> **Dataset records**:
[START]
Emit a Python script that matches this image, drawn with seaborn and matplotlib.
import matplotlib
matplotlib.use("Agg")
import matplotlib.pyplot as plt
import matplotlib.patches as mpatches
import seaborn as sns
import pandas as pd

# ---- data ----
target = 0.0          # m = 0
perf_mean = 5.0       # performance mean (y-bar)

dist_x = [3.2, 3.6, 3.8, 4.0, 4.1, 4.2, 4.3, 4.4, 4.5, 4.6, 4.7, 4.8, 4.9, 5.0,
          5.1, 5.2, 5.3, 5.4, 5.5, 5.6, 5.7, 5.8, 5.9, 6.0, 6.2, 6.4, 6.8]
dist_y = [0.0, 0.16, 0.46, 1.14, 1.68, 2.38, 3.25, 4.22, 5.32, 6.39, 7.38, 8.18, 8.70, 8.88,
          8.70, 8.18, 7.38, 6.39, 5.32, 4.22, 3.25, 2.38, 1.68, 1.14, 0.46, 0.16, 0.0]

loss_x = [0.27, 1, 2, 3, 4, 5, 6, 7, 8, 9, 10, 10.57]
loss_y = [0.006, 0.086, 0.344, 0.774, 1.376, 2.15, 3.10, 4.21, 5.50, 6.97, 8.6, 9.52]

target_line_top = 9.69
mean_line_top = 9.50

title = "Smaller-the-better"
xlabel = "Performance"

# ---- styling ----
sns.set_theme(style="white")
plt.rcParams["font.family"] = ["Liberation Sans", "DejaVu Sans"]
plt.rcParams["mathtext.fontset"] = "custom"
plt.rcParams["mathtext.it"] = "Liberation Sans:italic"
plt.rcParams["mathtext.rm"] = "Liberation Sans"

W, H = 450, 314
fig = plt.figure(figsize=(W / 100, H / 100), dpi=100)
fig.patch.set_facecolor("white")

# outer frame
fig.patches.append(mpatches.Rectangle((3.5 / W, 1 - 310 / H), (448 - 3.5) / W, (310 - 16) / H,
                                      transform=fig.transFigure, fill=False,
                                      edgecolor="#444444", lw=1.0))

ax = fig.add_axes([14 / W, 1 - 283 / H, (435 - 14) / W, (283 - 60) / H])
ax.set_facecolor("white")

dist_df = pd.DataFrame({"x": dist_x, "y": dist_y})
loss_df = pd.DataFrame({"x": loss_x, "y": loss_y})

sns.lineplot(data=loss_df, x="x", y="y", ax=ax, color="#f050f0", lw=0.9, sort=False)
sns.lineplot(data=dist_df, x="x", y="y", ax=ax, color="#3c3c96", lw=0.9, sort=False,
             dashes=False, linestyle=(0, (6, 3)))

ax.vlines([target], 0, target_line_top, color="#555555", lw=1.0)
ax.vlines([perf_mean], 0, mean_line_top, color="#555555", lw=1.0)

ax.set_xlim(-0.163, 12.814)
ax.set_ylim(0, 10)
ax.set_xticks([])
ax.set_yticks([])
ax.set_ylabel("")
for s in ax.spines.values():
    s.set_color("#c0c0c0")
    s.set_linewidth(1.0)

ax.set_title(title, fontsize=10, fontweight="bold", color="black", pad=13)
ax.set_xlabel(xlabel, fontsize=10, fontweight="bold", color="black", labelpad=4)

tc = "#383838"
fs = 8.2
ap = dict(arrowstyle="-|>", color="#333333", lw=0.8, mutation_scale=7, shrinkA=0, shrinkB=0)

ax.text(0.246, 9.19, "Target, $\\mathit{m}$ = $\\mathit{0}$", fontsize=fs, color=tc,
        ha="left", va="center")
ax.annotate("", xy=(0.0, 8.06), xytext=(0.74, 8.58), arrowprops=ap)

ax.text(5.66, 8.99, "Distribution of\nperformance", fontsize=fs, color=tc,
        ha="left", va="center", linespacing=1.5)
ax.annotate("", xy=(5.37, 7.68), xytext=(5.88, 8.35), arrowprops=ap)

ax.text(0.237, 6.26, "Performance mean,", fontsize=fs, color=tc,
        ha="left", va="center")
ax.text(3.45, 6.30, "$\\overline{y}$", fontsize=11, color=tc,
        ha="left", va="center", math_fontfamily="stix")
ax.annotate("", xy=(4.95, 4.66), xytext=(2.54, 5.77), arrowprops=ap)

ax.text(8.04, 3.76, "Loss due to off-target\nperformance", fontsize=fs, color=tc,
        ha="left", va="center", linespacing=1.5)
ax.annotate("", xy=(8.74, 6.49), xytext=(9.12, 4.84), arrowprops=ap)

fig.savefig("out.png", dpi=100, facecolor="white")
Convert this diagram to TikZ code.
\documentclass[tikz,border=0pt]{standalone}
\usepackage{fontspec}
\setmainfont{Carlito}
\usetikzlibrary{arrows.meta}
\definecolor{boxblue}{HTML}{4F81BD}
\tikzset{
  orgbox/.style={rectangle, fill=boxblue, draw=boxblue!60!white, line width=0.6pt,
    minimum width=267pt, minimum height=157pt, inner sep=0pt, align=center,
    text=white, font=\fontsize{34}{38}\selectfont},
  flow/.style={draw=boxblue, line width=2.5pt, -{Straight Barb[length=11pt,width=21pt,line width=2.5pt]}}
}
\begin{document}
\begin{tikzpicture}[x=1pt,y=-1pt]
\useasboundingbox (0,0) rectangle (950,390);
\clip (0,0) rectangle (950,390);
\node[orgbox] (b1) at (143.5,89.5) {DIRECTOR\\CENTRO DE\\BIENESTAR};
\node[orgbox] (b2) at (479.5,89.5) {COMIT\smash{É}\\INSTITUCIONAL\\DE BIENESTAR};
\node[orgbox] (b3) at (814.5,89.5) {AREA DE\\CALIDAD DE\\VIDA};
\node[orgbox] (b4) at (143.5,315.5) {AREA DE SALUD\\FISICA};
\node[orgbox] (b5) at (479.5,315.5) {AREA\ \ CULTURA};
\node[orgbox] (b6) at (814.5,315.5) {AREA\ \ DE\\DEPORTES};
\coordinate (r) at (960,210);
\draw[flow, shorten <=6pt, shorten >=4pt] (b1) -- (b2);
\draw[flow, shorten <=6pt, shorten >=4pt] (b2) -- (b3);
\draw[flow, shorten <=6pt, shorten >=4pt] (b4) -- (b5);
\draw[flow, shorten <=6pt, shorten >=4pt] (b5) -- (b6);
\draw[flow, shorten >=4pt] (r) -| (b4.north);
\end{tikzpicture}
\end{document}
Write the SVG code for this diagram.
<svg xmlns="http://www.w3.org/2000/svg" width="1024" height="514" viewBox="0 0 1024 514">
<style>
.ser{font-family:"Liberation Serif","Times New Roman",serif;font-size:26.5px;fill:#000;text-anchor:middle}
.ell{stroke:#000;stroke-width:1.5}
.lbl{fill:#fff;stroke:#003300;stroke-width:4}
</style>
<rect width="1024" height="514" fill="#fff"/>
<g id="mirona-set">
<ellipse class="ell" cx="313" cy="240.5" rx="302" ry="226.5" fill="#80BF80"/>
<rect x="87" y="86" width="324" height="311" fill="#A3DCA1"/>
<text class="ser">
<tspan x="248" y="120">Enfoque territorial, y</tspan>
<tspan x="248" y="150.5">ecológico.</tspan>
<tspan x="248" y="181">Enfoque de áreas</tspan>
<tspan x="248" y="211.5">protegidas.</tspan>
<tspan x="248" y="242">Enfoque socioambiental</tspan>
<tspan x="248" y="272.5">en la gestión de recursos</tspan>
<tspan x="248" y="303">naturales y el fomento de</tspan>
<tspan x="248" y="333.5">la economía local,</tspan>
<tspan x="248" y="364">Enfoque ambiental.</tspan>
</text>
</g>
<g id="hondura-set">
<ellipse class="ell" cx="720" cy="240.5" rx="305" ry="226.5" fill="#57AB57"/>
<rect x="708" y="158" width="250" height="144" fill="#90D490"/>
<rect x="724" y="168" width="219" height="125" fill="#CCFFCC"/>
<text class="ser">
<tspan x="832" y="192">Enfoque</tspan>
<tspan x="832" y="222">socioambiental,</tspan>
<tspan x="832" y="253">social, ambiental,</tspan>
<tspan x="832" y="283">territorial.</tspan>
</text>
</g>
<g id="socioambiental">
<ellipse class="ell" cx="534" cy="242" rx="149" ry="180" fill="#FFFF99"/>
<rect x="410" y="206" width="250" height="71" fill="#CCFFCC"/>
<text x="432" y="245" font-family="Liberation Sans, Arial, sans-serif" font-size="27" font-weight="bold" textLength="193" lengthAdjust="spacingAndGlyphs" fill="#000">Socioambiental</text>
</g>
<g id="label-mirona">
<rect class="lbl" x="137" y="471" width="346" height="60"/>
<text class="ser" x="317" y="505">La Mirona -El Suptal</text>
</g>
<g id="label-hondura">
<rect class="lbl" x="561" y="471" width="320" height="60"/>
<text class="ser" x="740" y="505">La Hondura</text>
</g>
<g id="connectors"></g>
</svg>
[END]
> **TASK DIRECTIONS**:
Quote exactly the opening line of the material above and every line after it, up to and including the line that contains "0.46, 0.16, 0.0]".

> **ANSWER**:
Emit a Python script that matches this image, drawn with seaborn and matplotlib.
import matplotlib
matplotlib.use("Agg")
import matplotlib.pyplot as plt
import matplotlib.patches as mpatches
import seaborn as sns
import pandas as pd

# ---- data ----
target = 0.0          # m = 0
perf_mean = 5.0       # performance mean (y-bar)

dist_x = [3.2, 3.6, 3.8, 4.0, 4.1, 4.2, 4.3, 4.4, 4.5, 4.6, 4.7, 4.8, 4.9, 5.0,
          5.1, 5.2, 5.3, 5.4, 5.5, 5.6, 5.7, 5.8, 5.9, 6.0, 6.2, 6.4, 6.8]
dist_y = [0.0, 0.16, 0.46, 1.14, 1.68, 2.38, 3.25, 4.22, 5.32, 6.39, 7.38, 8.18, 8.70, 8.88,
          8.70, 8.18, 7.38, 6.39, 5.32, 4.22, 3.25, 2.38, 1.68, 1.14, 0.46, 0.16, 0.0]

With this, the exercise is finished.